Set down the data below from its first line to the line holding "plt.rcParams['font.family'] = ['Liberation", inclusive; omit all pictures.

________________________________________

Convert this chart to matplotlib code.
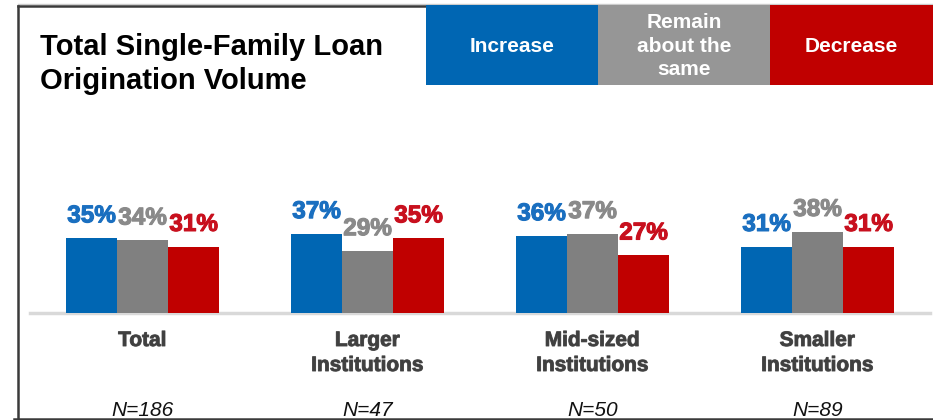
import matplotlib.pyplot as plt
import matplotlib.patheffects as pe
from matplotlib.patches import Rectangle
from matplotlib.lines import Line2D
import numpy as np

plt.rcParams['font.family'] = ['Liberation Sans', 'DejaVu Sans']

# Survey answers per institution group (share of respondents, %)
groups = ["Total", "Larger\nInstitutions", "Mid-sized\nInstitutions", "Smaller\nInstitutions"]
sample_sizes = ["N=186", "N=47", "N=50", "N=89"]
series_names = ["Increase", "Remain\nabout the\nsame", "Decrease"]
increase = [35, 37, 36, 31]
remain = [34, 29, 37, 38]
decrease = [31, 35, 27, 31]

bar_colors = ["#0066b3", "#808080", "#c00000"]
label_colors = ["#1a6fc0", "#8a8a8a", "#c8101e"]
legend_colors = ["#0066b3", "#969696", "#c00000"]

W, H = 933, 420
fig = plt.figure(figsize=(W / 100, H / 100), dpi=100)


def fx(px):
    return px / W


def fy(py):
    return 1 - py / H


# bar area: baseline at y=313 px, 2.14 px per percent
ax = fig.add_axes([fx(30), fy(313), fx(900), 214 / H])
ax.set_xlim(-0.5, 3.5)
ax.set_ylim(0, 100)
ax.axis("off")

x = np.arange(len(groups))
width = 51 / 225
series = [increase, remain, decrease]
for k, vals in enumerate(series):
    pos = x + (k - 1) * width
    ax.bar(pos, vals, width=width, color=bar_colors[k], zorder=3)
    for xi, v in zip(pos, vals):
        ax.annotate(f"{v}%", xy=(xi, v), xytext=(0, 16), textcoords="offset points",
                    ha="center", va="center", fontsize=17.5, fontweight="bold",
                    color=label_colors[k], zorder=4,
                    path_effects=[pe.withStroke(linewidth=0.8, foreground=label_colors[k])])

ax.axhline(0, color="#d9d9d9", linewidth=2.5, zorder=2, clip_on=False)

trans = ax.get_xaxis_transform()
for i, (g, n) in enumerate(zip(groups, sample_sizes)):
    ax.text(i, -18 / 214, g, transform=trans, ha="center", va="top", fontsize=15,
            fontweight="bold", color="#404040", linespacing=1.4,
            path_effects=[pe.withStroke(linewidth=0.7, foreground="#505050")])
    ax.text(i, -97 / 214, n, transform=trans, ha="center", va="center", fontsize=15,
            fontstyle="italic", color="#111111")

# title
fig.text(fx(40), fy(64), "Total Single-Family Loan\nOrigination Volume", ha="left", va="center",
         fontsize=21, fontweight="bold", color="black", linespacing=1.3)

# colour key boxes along the top edge
edges = [426, 598, 770, 933]
for k in range(3):
    x0, x1 = edges[k], edges[k + 1]
    fig.add_artist(Rectangle((fx(x0), fy(85)), fx(x1 - x0), 80 / H, transform=fig.transFigure,
                             facecolor=legend_colors[k], edgecolor="none", zorder=5))
    fig.text(fx((x0 + x1) / 2), fy(46), series_names[k], ha="center", va="center",
             fontsize=15, fontweight="bold", color="white", linespacing=1.3, zorder=6)

# frame
frame = dict(color="#3a3a3a", linewidth=1.8, transform=fig.transFigure)
fig.add_artist(Line2D([fx(18), fx(18)], [fy(6), fy(421)], **frame))
fig.add_artist(Line2D([fx(18), fx(426)], [fy(6), fy(6)], **frame))
fig.add_artist(Line2D([fx(14), fx(933)], [fy(419), fy(419)], **frame))
fig.add_artist(Line2D([fx(18), fx(933)], [fy(4), fy(4)], color="#cccccc", linewidth=1,
                      transform=fig.transFigure, zorder=1))

fig.savefig("out.png", dpi=100)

________________________________________

## Task answer
Convert this chart to matplotlib code.
import matplotlib.pyplot as plt
import matplotlib.patheffects as pe
from matplotlib.patches import Rectangle
from matplotlib.lines import Line2D
import numpy as np

plt.rcParams['font.family'] = ['Liberation Sans', 'DejaVu Sans']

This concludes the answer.